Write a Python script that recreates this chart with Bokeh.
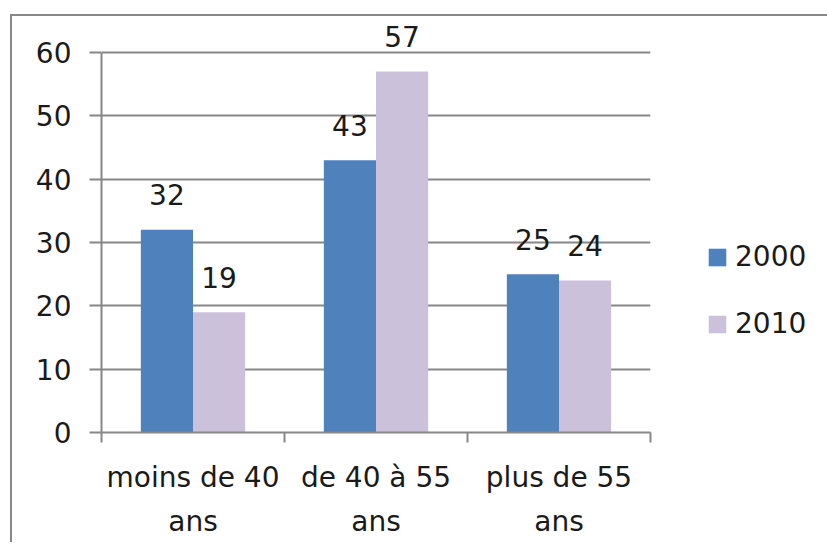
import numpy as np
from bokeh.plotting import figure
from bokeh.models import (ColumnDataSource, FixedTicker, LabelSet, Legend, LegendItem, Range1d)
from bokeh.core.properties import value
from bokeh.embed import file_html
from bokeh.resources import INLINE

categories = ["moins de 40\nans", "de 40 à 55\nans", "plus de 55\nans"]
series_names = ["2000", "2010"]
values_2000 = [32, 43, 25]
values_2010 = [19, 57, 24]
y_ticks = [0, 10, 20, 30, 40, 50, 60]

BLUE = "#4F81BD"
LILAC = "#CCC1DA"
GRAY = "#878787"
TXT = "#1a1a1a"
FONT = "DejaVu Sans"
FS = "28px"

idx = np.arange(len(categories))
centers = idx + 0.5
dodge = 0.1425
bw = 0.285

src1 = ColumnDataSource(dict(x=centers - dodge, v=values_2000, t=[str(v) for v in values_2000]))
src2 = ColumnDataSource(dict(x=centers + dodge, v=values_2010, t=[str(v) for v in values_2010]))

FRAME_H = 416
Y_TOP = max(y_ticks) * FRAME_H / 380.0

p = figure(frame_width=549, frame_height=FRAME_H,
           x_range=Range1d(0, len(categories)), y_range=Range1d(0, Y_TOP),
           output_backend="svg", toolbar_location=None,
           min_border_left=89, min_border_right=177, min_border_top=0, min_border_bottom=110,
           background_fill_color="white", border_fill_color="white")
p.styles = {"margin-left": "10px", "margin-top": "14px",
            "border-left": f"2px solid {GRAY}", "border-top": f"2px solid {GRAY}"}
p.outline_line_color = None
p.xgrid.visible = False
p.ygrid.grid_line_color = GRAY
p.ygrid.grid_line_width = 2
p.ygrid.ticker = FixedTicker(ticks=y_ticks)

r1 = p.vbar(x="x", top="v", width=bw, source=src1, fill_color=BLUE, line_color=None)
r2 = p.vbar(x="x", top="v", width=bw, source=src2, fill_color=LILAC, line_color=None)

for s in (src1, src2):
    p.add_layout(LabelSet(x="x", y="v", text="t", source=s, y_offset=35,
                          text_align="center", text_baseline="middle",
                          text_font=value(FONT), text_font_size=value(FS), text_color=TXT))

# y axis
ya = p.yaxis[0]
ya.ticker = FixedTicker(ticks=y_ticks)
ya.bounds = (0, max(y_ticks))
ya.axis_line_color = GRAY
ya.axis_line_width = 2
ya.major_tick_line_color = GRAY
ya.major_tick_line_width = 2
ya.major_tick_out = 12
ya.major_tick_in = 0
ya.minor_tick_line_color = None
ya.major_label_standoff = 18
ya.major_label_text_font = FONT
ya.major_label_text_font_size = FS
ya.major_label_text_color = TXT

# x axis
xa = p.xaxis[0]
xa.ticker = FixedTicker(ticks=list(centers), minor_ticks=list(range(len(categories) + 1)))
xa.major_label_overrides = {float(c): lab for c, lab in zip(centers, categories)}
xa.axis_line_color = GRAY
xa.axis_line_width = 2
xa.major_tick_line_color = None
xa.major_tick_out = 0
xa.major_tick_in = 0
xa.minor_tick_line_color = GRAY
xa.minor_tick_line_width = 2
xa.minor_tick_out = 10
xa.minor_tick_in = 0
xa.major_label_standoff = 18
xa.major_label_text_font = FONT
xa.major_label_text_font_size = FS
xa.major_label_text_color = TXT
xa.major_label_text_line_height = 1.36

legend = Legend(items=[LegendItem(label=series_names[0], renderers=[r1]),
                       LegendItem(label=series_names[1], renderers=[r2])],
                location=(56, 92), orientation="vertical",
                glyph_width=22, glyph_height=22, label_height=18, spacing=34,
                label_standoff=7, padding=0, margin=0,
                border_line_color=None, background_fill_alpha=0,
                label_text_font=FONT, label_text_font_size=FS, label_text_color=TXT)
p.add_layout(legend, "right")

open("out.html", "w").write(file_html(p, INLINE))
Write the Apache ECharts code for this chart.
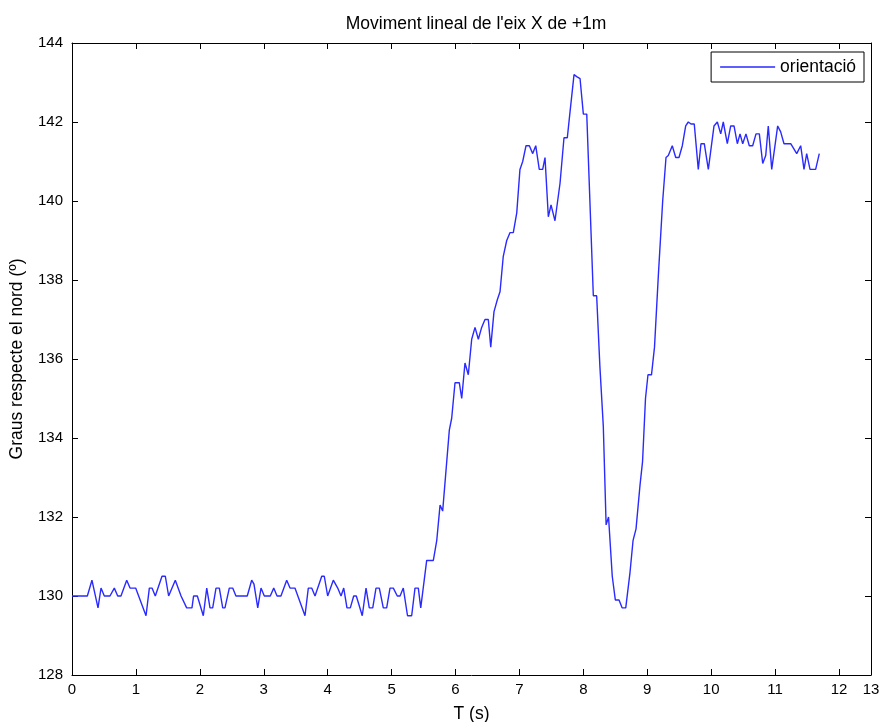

::::::

Reproduce each line exactly as it appears, omitting the pictures.

Task answer =>
Write a Python script that recreates this chart with Bokeh.
import numpy as np
from bokeh.plotting import figure
from bokeh.models import (ColumnDataSource, FixedTicker, LabelSet, Legend, LegendItem, Range1d)
from bokeh.core.properties import value
from bokeh.embed import file_html
from bokeh.resources import INLINE

categories = ["moins de 40\nans", "de 40 à 55\nans", "plus de 55\nans"]
series_names = ["2000", "2010"]
values_2000 = [32, 43, 25]
values_2010 = [19, 57, 24]
y_ticks = [0, 10, 20, 30, 40, 50, 60]

BLUE = "#4F81BD"
LILAC = "#CCC1DA"
GRAY = "#878787"
TXT = "#1a1a1a"
FONT = "DejaVu Sans"
FS = "28px"

idx = np.arange(len(categories))
centers = idx + 0.5
dodge = 0.1425
bw = 0.285

src1 = ColumnDataSource(dict(x=centers - dodge, v=values_2000, t=[str(v) for v in values_2000]))
src2 = ColumnDataSource(dict(x=centers + dodge, v=values_2010, t=[str(v) for v in values_2010]))

FRAME_H = 416
Y_TOP = max(y_ticks) * FRAME_H / 380.0

p = figure(frame_width=549, frame_height=FRAME_H,
           x_range=Range1d(0, len(categories)), y_range=Range1d(0, Y_TOP),
           output_backend="svg", toolbar_location=None,
           min_border_left=89, min_border_right=177, min_border_top=0, min_border_bottom=110,
           background_fill_color="white", border_fill_color="white")
p.styles = {"margin-left": "10px", "margin-top": "14px",
            "border-left": f"2px solid {GRAY}", "border-top": f"2px solid {GRAY}"}
p.outline_line_color = None
p.xgrid.visible = False
p.ygrid.grid_line_color = GRAY
p.ygrid.grid_line_width = 2
p.ygrid.ticker = FixedTicker(ticks=y_ticks)

r1 = p.vbar(x="x", top="v", width=bw, source=src1, fill_color=BLUE, line_color=None)
r2 = p.vbar(x="x", top="v", width=bw, source=src2, fill_color=LILAC, line_color=None)

for s in (src1, src2):
    p.add_layout(LabelSet(x="x", y="v", text="t", source=s, y_offset=35,
                          text_align="center", text_baseline="middle",
                          text_font=value(FONT), text_font_size=value(FS), text_color=TXT))

# y axis
ya = p.yaxis[0]
ya.ticker = FixedTicker(ticks=y_ticks)
ya.bounds = (0, max(y_ticks))
ya.axis_line_color = GRAY
ya.axis_line_width = 2
ya.major_tick_line_color = GRAY
ya.major_tick_line_width = 2
ya.major_tick_out = 12
ya.major_tick_in = 0
ya.minor_tick_line_color = None
ya.major_label_standoff = 18
ya.major_label_text_font = FONT
ya.major_label_text_font_size = FS
ya.major_label_text_color = TXT

# x axis
xa = p.xaxis[0]
xa.ticker = FixedTicker(ticks=list(centers), minor_ticks=list(range(len(categories) + 1)))
xa.major_label_overrides = {float(c): lab for c, lab in zip(centers, categories)}
xa.axis_line_color = GRAY
xa.axis_line_width = 2
xa.major_tick_line_color = None
xa.major_tick_out = 0
xa.major_tick_in = 0
xa.minor_tick_line_color = GRAY
xa.minor_tick_line_width = 2
xa.minor_tick_out = 10
xa.minor_tick_in = 0
xa.major_label_standoff = 18
xa.major_label_text_font = FONT
xa.major_label_text_font_size = FS
xa.major_label_text_color = TXT
xa.major_label_text_line_height = 1.36

legend = Legend(items=[LegendItem(label=series_names[0], renderers=[r1]),
                       LegendItem(label=series_names[1], renderers=[r2])],
                location=(56, 92), orientation="vertical",
                glyph_width=22, glyph_height=22, label_height=18, spacing=34,
                label_standoff=7, padding=0, margin=0,
                border_line_color=None, background_fill_alpha=0,
                label_text_font=FONT, label_text_font_size=FS, label_text_color=TXT)
p.add_layout(legend, "right")

open("out.html", "w").write(file_html(p, INLINE))
Write the Apache ECharts code for this chart.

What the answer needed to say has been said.